- Required work: Skip all pictures. Write out the data below from its first line through the line that contains "plt.rcParams['mathtext.bf'] = 'Liberation".
========================
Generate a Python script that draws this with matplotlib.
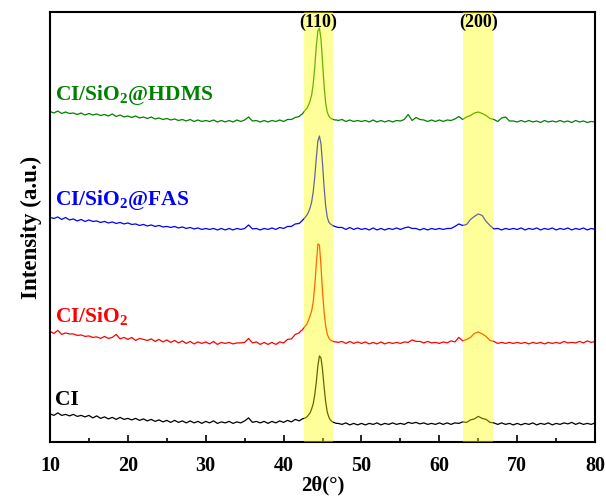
import numpy as np
import matplotlib
matplotlib.use('Agg')
import matplotlib.pyplot as plt

plt.rcParams['font.family'] = ['Liberation Serif', 'DejaVu Serif']
plt.rcParams['font.weight'] = 'bold'
plt.rcParams['mathtext.fontset'] = 'custom'
plt.rcParams['mathtext.rm'] = 'Liberation Serif:bold'
plt.rcParams['mathtext.bf'] = 'Liberation Serif:bold'

# sampling grid of the patterns (2theta, degrees)
two_theta = np.concatenate([np.arange(10.0, 42.01, 0.5),
                            np.arange(42.2, 47.01, 0.2),
                            np.arange(47.5, 80.01, 0.5)])

ci = [28, 26.5, 29, 26.5, 27.5, 26, 27.5, 25.5, 26.5, 25,
      26.5, 24, 26, 23.5, 25, 23, 24.5, 22.5, 24.5, 22.5,
      23.5, 22, 23.5, 21.5, 23, 21, 22.5, 20.5, 22, 20,
      21.5, 19.5, 21.5, 19.5, 21, 19, 21, 19, 20.5, 18.5,
      20.5, 19, 21, 18.5, 20, 19, 20.5, 18.5, 20, 19,
      21, 24, 19.5, 20.5, 19, 20.5, 18.5, 20.5, 19, 21,
      19.5, 21.5, 20, 22.5, 21,
      22, 23, 23.5, 24, 25, 27, 29, 33, 38, 47,
      60, 76, 86, 84, 72, 55, 40, 30, 25, 22,
      20.5, 19.5, 19, 18.5, 18.5,
      17.5, 19, 17, 18.5, 17,
      18.5, 17, 18.5, 17.5, 19, 17, 18.5, 17.5, 19, 17.5,
      18.5, 17.5, 19.5, 18.5, 19.5, 18, 19, 17.5, 18.5, 17.5,
      19, 17.5, 19, 17.5, 19, 18.5, 20, 19.5, 22, 23,
      25.5, 23.5, 22.5, 19.5, 19, 17.5, 19, 17.5, 18.5, 17,
      18.5, 17, 18.5, 17.5, 19, 17, 18.5, 17.5, 19, 17,
      18.5, 17.5, 19, 18, 19.5, 17.5, 19, 17.5, 18.5, 17.5,
      19]

ci_sio2 = [110.5, 108.5, 111.5, 107.5, 109, 108, 108, 106.5, 107, 105.5,
           106, 104.5, 105, 103.5, 105.5, 103.5, 104.5, 107.5, 103, 104.5,
           102.5, 104.5, 101.5, 103.5, 102.5, 101.5, 103, 100.5, 102.5, 100,
           102, 99.5, 101.5, 99, 101, 98.5, 100.5, 98, 100, 98.5,
           100, 98, 100.5, 97.5, 99.5, 98.5, 99.5, 98, 99, 99,
           99.5, 103.5, 99, 100, 97.5, 99.5, 97.5, 99.5, 97.5, 100,
           99, 102.5, 103, 107.5, 109,
           111, 112, 114, 116, 118, 122, 126, 131, 140, 156,
           178, 198, 197, 176, 150, 130, 116, 108, 104, 102,
           101, 100.5, 100, 100, 99.5,
           100.5, 98.5, 100.5, 98.5, 100,
           98.5, 100, 98, 99.5, 98, 100, 98, 99.5, 98.5, 99.5,
           98.5, 100, 99.5, 102, 100.5, 100.5, 99, 100.5, 99, 99.5,
           98.5, 100, 99, 101, 100, 104.5, 101, 102.5, 104.5, 108.5,
           110, 108, 105.5, 101.5, 100.5, 98.5, 99.5, 98.5, 99.5, 98.5,
           99.5, 98.5, 99.5, 98, 99.5, 98.5, 99.5, 98, 99.5, 98.5,
           99.5, 98.5, 100.5, 99, 99.5, 99, 100.5, 99, 101, 99.5,
           100.5]

ci_sio2_fas = [224.5, 223.5, 225, 222.5, 224.5, 222, 223, 221, 222.5, 220.5,
               222, 220.5, 221, 219.5, 220.5, 219, 220, 218.5, 219.5, 218,
               219, 217.5, 218, 216.5, 217.5, 216, 217, 215.5, 216.5, 215,
               215.5, 214.5, 215.5, 214, 215, 213.5, 214.5, 213, 214, 212.5,
               213.5, 212.5, 213.5, 212, 213.5, 212, 213.5, 212, 213.5, 212.5,
               213.5, 217, 213, 213.5, 212, 213.5, 212.5, 214, 212.5, 214.5,
               213.5, 215.5, 215.5, 218, 218.5,
               220, 221.5, 223, 225, 227, 230, 234, 240, 250, 265,
               284, 301, 306, 298, 278, 255, 236, 225, 220, 218,
               217, 216, 215.5, 215, 214.5,
               214.5, 212.5, 214.5, 212.5, 214,
               212.5, 213.5, 212, 214, 212, 213.5, 212, 213.5, 212.5, 214,
               212.5, 214, 215, 213.5, 213.5, 212, 213.5, 212, 213.5, 212.5,
               213.5, 212.5, 213.5, 213.5, 215.5, 218, 216.5, 217.5, 222.5, 225.5,
               228, 226.5, 220.5, 216.5, 213, 213.5, 212, 213.5, 212.5, 213.5,
               212.5, 214, 212, 213.5, 212.5, 214, 212, 213.5, 212.5, 214,
               212, 213.5, 212.5, 214, 212, 213.5, 212.5, 214, 212, 213.5,
               212.5]

ci_sio2_hdms = [330.5, 329, 331, 328.5, 330, 328.5, 329, 327.5, 329, 327,
                328.5, 327, 328, 326.5, 327.5, 326, 328, 325.5, 327, 325,
                326, 324.5, 326, 324, 325, 323.5, 325, 323, 324, 322.5,
                323.5, 322, 323, 321.5, 322.5, 321, 322.5, 320.5, 322, 320.5,
                321.5, 320.5, 322, 320, 321.5, 320, 321.5, 320, 322, 320.5,
                322, 325, 321, 321.5, 320, 321.5, 320, 321.5, 320.5, 322,
                320.5, 322.5, 322.5, 324.5, 325.5,
                327, 328, 330, 332, 334, 337, 341, 347, 358, 375,
                396, 411, 414, 403, 380, 356, 339, 330, 326, 324,
                323, 322.5, 322, 322, 321.5,
                322.5, 320.5, 322, 320.5, 321.5,
                320.5, 321.5, 320, 322, 320, 321.5, 320, 321.5, 320, 321.5,
                321, 322.5, 327.5, 321.5, 324.5, 322.5, 322, 320.5, 322, 320.5,
                322, 320.5, 322, 321.5, 323, 325.5, 322.5, 325, 326.5, 329,
                330, 328.5, 326.5, 323.5, 322.5, 320.5, 324, 325, 321, 321,
                320, 321.5, 320, 321.5, 320, 321, 319.5, 321.5, 320, 321,
                320, 321.5, 320, 321, 319.5, 321.5, 320, 321, 319.5, 320.5,
                320]

series = [(ci, 'black', 'CI', 42),
          (ci_sio2, '#ff0000', r'CI/SiO$_2$', 125),
          (ci_sio2_fas, '#0000ff', r'CI/SiO$_2$@FAS', 242),
          (ci_sio2_hdms, '#008000', r'CI/SiO$_2$@HDMS', 347)]

bands = [(42.6, 46.4, '(110)', 44.4), (63.0, 66.9, '(200)', 65.0)]

fig = plt.figure(figsize=(6.06, 5.01), dpi=100)
ax = fig.add_axes([0.0825, 0.118, 0.8995, 0.858])

for vals, col, name, ty in series:
    ax.plot(two_theta, vals, color=col, lw=0.9, zorder=2)
    ax.text(10.7, ty, name, color=col, fontsize=15.5, fontweight='bold',
            ha='left', va='center')

for lo, hi, lab, cx in bands:
    ax.axvspan(lo, hi, color='yellow', alpha=0.4, lw=0, zorder=3)
    ax.text(cx, 420, lab, fontsize=13, fontweight='bold', ha='center', va='center', zorder=4)

ax.set_xlim(10, 80)
ax.set_ylim(0, 430)
ax.set_xticks([10, 20, 30, 40, 50, 60, 70, 80])
ax.set_xticks(np.arange(15, 80, 10), minor=True)
ax.set_yticks([])
ax.tick_params(axis='x', which='major', direction='in', length=5, width=1.2,
               labelsize=14.5, pad=10)
ax.tick_params(axis='x', which='minor', direction='in', length=3, width=1.2)
for t in ax.get_xticklabels():
    t.set_fontweight('bold')
for s in ax.spines.values():
    s.set_linewidth(1.5)

ax.set_xlabel('2θ(°)', fontsize=15, fontweight='bold', labelpad=0)
ax.set_ylabel('Intensity (a.u.)', fontsize=16.5, fontweight='bold', labelpad=6)

fig.savefig('out.png', dpi=100)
========================
- Problem solution:
Generate a Python script that draws this with matplotlib.
import numpy as np
import matplotlib
matplotlib.use('Agg')
import matplotlib.pyplot as plt

plt.rcParams['font.family'] = ['Liberation Serif', 'DejaVu Serif']
plt.rcParams['font.weight'] = 'bold'
plt.rcParams['mathtext.fontset'] = 'custom'
plt.rcParams['mathtext.rm'] = 'Liberation Serif:bold'
plt.rcParams['mathtext.bf'] = 'Liberation Serif:bold'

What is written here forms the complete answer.